Ted was from Chicago. Great teeth. Patrick Dempsey hair. Big fan of sushi. Always wore the same (nondescript, minimalist, probably expensive) outfit. Ted routinely turned the water off mid-shower, not to save water, but to ensure an extra good lather. His shower curtain was translucent. Ted believed that big toothpaste was out to get us. His toothpaste was organic, clay-like and frankly looked a bit like shit in his teeth. Ted took pride in his work and seemed pleased when he surmised, out loud, that he made more money than I did. Ted was incorrect. Ted often talked of stoicism and refused to have more than one orgasm per week (two would be indulgent) though I am not sure if the former informed the latter.
When he did engage, he often said “that’s it.” That’s it is a ubiquitous phrase, and occasionally I chuckle at the idea of Ted, years later, when browsing snack food aisles or taking a swig of Spindrift (“yup, that’s it.” emboldened on each can).
Ted looks through a beam of streetlight and lands the grounded plane: “you’re just too fat for me.”
I walk inside, dodge my least favorite roommate in search of one better. I laugh at the audacity, let her speak freely, bargain with myself.

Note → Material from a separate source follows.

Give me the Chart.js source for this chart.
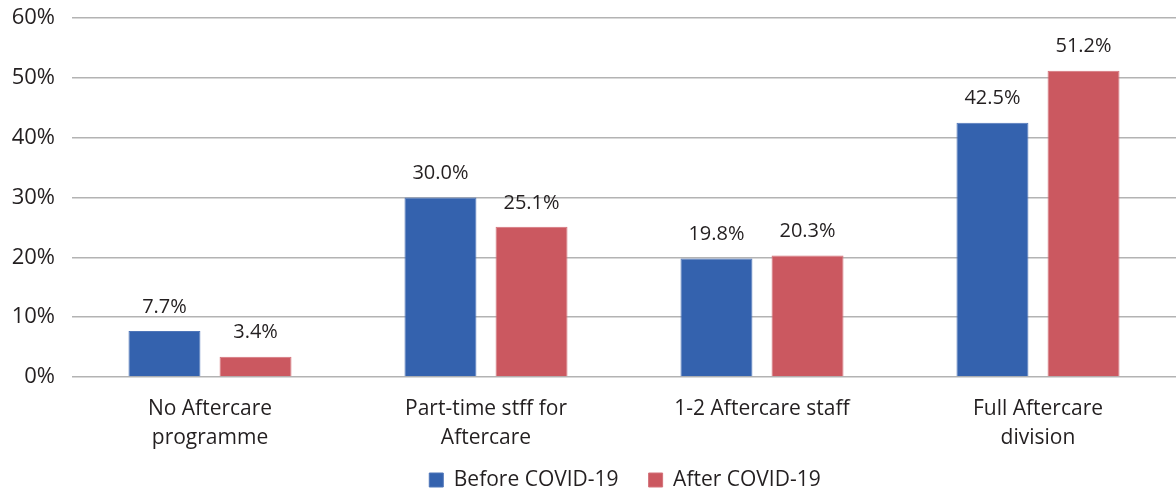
<!DOCTYPE html>
<html><head><meta charset="utf-8">
<script src="https://cdn.jsdelivr.net/npm/chart.js@4"></script>
<style>html,body{margin:0;padding:0;background:#fff;}canvas{display:block;}</style>
</head><body>
<canvas id="c" width="1176" height="494"></canvas>
<script>
const categories = [["No Aftercare","programme"],["Part-time stff for","Aftercare"],["1-2 Aftercare staff"],["Full Aftercare","division"]];
const beforeCovid = [7.7, 30.0, 19.8, 42.5];
const afterCovid = [3.4, 25.1, 20.3, 51.2];
const yTicks = [0,10,20,30,40,50,60];
const seriesNames = ["Before COVID-19","After COVID-19"];

const FONT = "'Open Sans', sans-serif";
const TXT = '#231f20';

const valueLabels = {
  id: 'valueLabels',
  afterDatasetsDraw(chart) {
    const ctx = chart.ctx;
    ctx.save();
    ctx.font = "20px " + FONT;
    ctx.fillStyle = TXT;
    ctx.textAlign = 'center';
    ctx.textBaseline = 'middle';
    chart.data.datasets.forEach((ds, i) => {
      chart.getDatasetMeta(i).data.forEach((bar, j) => {
        ctx.fillText(ds.data[j].toFixed(1) + '%', bar.x, bar.y - 24);
      });
    });
    ctx.restore();
  }
};

const legendPlace = {
  id: 'legendPlace',
  beforeInit(chart) {
    const origFit = chart.legend.fit;
    chart.legend.fit = function () {
      origFit.call(this);
      this.height = 39;
    };
  },
  afterLayout(chart) {
    const lg = chart.legend;
    const shift = 37;
    lg.top = 439.5; lg.bottom = 494;
    lg.left += shift; lg.right += shift;
    if (lg.adjustHitBoxes) lg.adjustHitBoxes();
  }
};

new Chart(document.getElementById('c'), {
  type: 'bar',
  data: {
    labels: categories,
    datasets: [
      {label: seriesNames[0], data: beforeCovid, backgroundColor: '#3462ae', borderColor: '#4f76b9', borderWidth: 1},
      {label: seriesNames[1], data: afterCovid, backgroundColor: '#cb5860', borderColor: '#d4727a', borderWidth: 1}
    ]
  },
  options: {
    responsive: false,
    animation: false,
    devicePixelRatio: 1,
    layout: {autoPadding: false, padding: {top: 18, right: 0, left: 0, bottom: 0}},
    datasets: {bar: {categoryPercentage: 0.66, barPercentage: 0.79}},
    plugins: {
      legend: {
        position: 'bottom',
        labels: {font: {family: FONT, size: 21}, color: TXT, boxWidth: 14, boxHeight: 14, padding: 30, useBorderRadius: false}
      },
      tooltip: {enabled: false}
    },
    scales: {
      x: {
        grid: {display: false, drawTicks: false},
        border: {display: false},
        afterFit: (scale) => { scale.height = 78; scale.paddingLeft = 0; scale.paddingRight = 0; },
        ticks: {font: {family: FONT, size: 21, lineHeight: 1.38}, color: TXT, padding: 18, maxRotation: 0}
      },
      y: {
        min: 0, max: 60,
        afterFit: (scale) => { scale.width = 72; scale.paddingTop = 0; scale.paddingBottom = 0; },
        afterBuildTicks: (axis) => { axis.ticks = yTicks.map(v => ({value: v})); },
        grid: {color: '#b3b3b3', lineWidth: 1.5, drawTicks: false},
        border: {display: false},
        ticks: {font: {family: FONT, size: 22}, color: TXT, padding: 17, callback: v => v + '%'}
      }
    }
  },
  plugins: [valueLabels, legendPlace]
});
</script>
</body></html>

I walk back outside. I go for a run.
2
Trusting the universe (or perhaps following your gut) is a circular problem. You need evidence to believe in it, but belief is a necessary precursor for evidence to appear.
First, you listen curiously to the trendy hairdresser who tells a story of how she called off her engagement. You don’t roll your eyes at the fifty-something year old woman who repeatedly mentions that she is the wife of a CEO; you shared an employer once and so you write down her favorite brand of powdered greens, the name of a local masseuse that makes house calls, and (the big one) the story of her (near platonic) first marriage. You search for something kismet in eyes across conference tables.
Then, you write through it all surreptitiously; you leave your journal on the counter in the kitchen in the apartment you share with your fiancé.
Much later, you think, “eh, so there are red flags” and call Ted again.
In either case, you are without the evidence that you are going in the right direction.
And yet, you believe that the universe has something for you. You share your journal with your fiancé and text that co-worker. A few years later, that once fiancé is in Steamboat or Barbados or Buffalo with the woman who will become his wife (and is already the mother of your dog) and you are tolerating guys like Ted.
Hello! I’m kicking off “Flash (memoir) Fridays.” I have a lot of fun with this and I hope there’s a little joy for you here, too. xoxo.